__WORK TO DO__.
Don't include pictures. Quote the lines below from the first through the line that contains "ax.axis('off')".

Begin

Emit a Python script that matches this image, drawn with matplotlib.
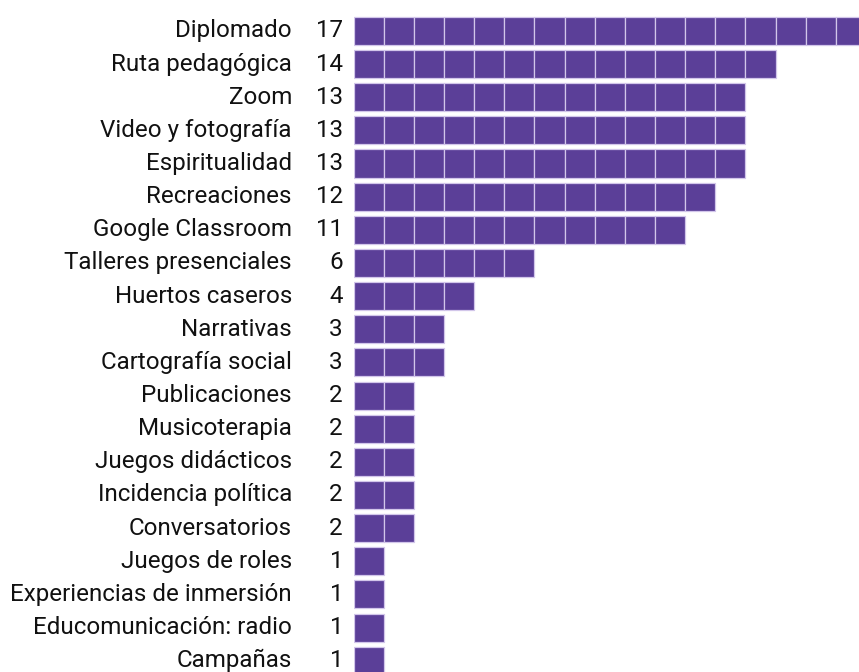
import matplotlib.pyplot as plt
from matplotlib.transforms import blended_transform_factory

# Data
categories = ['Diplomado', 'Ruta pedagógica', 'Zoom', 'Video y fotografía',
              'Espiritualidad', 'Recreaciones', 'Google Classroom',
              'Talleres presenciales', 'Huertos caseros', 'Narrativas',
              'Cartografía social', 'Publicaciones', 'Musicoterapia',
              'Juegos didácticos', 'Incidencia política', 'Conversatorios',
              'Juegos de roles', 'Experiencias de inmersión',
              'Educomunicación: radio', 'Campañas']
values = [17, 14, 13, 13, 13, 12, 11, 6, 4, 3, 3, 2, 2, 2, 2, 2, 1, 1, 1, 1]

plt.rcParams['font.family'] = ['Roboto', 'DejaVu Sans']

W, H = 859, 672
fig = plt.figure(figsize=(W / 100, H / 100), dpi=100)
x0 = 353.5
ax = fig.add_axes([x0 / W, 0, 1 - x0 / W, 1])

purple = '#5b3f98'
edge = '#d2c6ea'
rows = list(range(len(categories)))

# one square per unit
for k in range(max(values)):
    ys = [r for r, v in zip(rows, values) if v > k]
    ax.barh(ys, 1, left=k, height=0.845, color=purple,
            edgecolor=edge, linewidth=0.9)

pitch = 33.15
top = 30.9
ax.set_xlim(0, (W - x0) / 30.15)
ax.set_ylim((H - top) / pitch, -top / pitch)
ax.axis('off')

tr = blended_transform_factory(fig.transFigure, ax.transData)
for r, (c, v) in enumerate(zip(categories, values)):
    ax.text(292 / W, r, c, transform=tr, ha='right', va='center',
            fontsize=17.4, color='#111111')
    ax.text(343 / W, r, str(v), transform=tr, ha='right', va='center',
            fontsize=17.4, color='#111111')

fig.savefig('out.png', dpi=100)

End

__CORRECT OUTPUT__.
Emit a Python script that matches this image, drawn with matplotlib.
import matplotlib.pyplot as plt
from matplotlib.transforms import blended_transform_factory

# Data
categories = ['Diplomado', 'Ruta pedagógica', 'Zoom', 'Video y fotografía',
              'Espiritualidad', 'Recreaciones', 'Google Classroom',
              'Talleres presenciales', 'Huertos caseros', 'Narrativas',
              'Cartografía social', 'Publicaciones', 'Musicoterapia',
              'Juegos didácticos', 'Incidencia política', 'Conversatorios',
              'Juegos de roles', 'Experiencias de inmersión',
              'Educomunicación: radio', 'Campañas']
values = [17, 14, 13, 13, 13, 12, 11, 6, 4, 3, 3, 2, 2, 2, 2, 2, 1, 1, 1, 1]

plt.rcParams['font.family'] = ['Roboto', 'DejaVu Sans']

W, H = 859, 672
fig = plt.figure(figsize=(W / 100, H / 100), dpi=100)
x0 = 353.5
ax = fig.add_axes([x0 / W, 0, 1 - x0 / W, 1])

purple = '#5b3f98'
edge = '#d2c6ea'
rows = list(range(len(categories)))

# one square per unit
for k in range(max(values)):
    ys = [r for r, v in zip(rows, values) if v > k]
    ax.barh(ys, 1, left=k, height=0.845, color=purple,
            edgecolor=edge, linewidth=0.9)

pitch = 33.15
top = 30.9
ax.set_xlim(0, (W - x0) / 30.15)
ax.set_ylim((H - top) / pitch, -top / pitch)
ax.axis('off')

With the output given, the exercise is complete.